Bilimin Sosyal ve Ekonomik Bağlamı
Bilimsel bilginin üretimi, sosyal ve ekonomik koşullardan bağımsız değildir. Conner, bilimin gelişiminin, toplumsal sınıflar ve ekonomik ilişkilerle yakından ilişkili olduğunu savunur. Özellikle kapitalizmin yükselişiyle birlikte, bilimsel bilgi üretimi giderek daha fazla ekonomik çıkarların yönlendirdiği bir alana dönüşmüştür. Sanayi devrimi döneminde, bilim ve teknolojinin bir araya gelerek büyük üretim süreçlerini mümkün kıldığı görülmektedir. Bu süreçte, zanaatkarların deneyim ve bilgileri, sanayiye entegre edilerek bilimsel keşiflere dönüşmüştür.
Conner, kapitalist üretim ilişkilerinin bilime nasıl yön verdiğini tartışırken, bilimin halkın hizmetinde olması gerektiğini vurgular. Bilimsel bilginin toplumsal fayda sağlaması, sadece elitlerin değil, geniş halk kitlelerinin bilimsel bilgiye erişimini sağlamaktan geçer. Bu bağlamda, halkın bilim tarihine katkıları, bilimin toplumsal bir süreç olduğunu ve bu sürecin demokratikleştirilmesi gerektiğini gösterir.

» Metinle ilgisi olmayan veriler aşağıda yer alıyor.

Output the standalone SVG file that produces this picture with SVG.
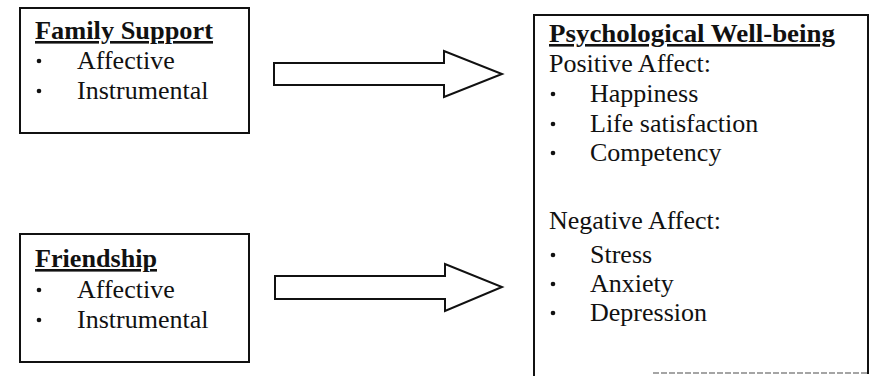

Bilimsel Bilginin Kolektif Doğası
Conner, bilimin bireysel başarılar ve dehaların ürünü olarak görülen geleneksel anlayışına karşı çıkar. Ona göre bilim, kolektif bir çaba ve halkın bilgisi sayesinde gelişmiştir. Zanaatkarlar, çiftçiler, denizciler ve diğer işçiler, bilime pratik bilgileriyle katkıda bulunmuş ve bu bilgi birikimi, bilimsel devrimlerin temelini oluşturmuştur. Conner, bilimin sadece akademik çevrelerin tekelinde olmadığını, aksine toplumun her kesiminden insanların katkılarıyla şekillendiğini savunur.

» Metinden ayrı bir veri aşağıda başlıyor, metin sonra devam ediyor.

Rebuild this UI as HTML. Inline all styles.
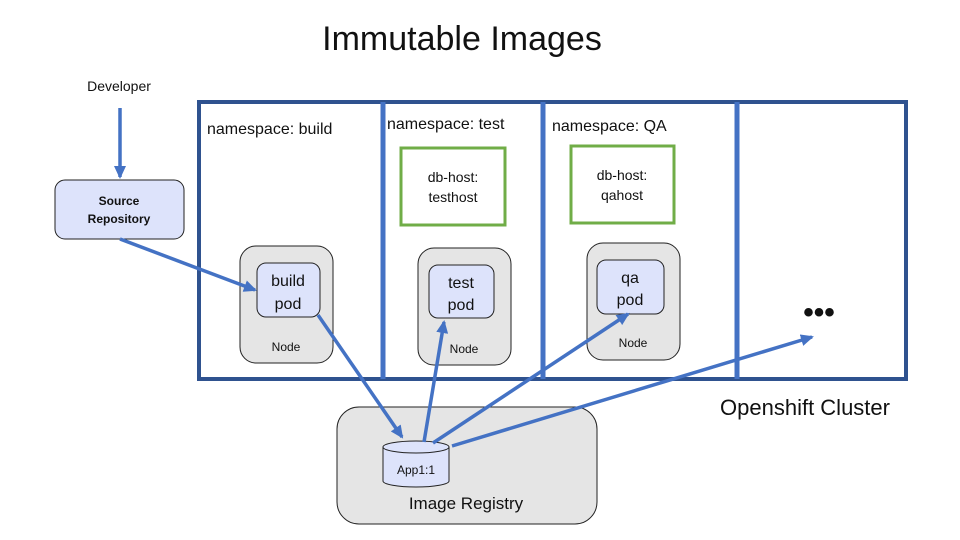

Bu kolektif bilimsel bilgi, halkın günlük yaşamında karşılaştığı zorlukları çözme çabasıyla ortaya çıkmıştır. Örneğin, gemicilerin denizcilik bilgisi, okyanus akıntıları ve yıldızların konumlarına dair pratik bilgileri, coğrafya ve astronomi bilimlerinin gelişimine büyük katkı sağlamıştır. Halkın bu bilgi birikimi, bilimsel keşiflerin temelini atmış ve bilimsel devrimleri mümkün kılmıştır.
Sonuç
Clifford D. Conner’ın "Halkın Bilim Tarihi" kitabı, bilimin elitist bir uğraşı olmadığı, aksine halkın kolektif çabalarıyla geliştiği tezini savunur. Zanaatkarlar, madenciler, ebeler, denizciler ve sıradan halk, bilimin tarihsel gelişiminde merkezi bir rol oynamıştır. Conner, bilimi toplumsal bir süreç olarak değerlendirirken, halkın bilimsel bilginin üretimine yaptığı katkıları yeniden gün yüzüne çıkarır. Bu yaklaşım, bilim tarihine alternatif bir bakış sunarak, bilimin herkesin katkısıyla gelişen bir süreç olduğunu hatırlatır. Gelecekteki bilimsel keşiflerin de halkın bilgi ve deneyimleriyle zenginleşeceğini söylemek mümkündür. Bilim, herkes için ve herkes tarafından yapılmalıdır.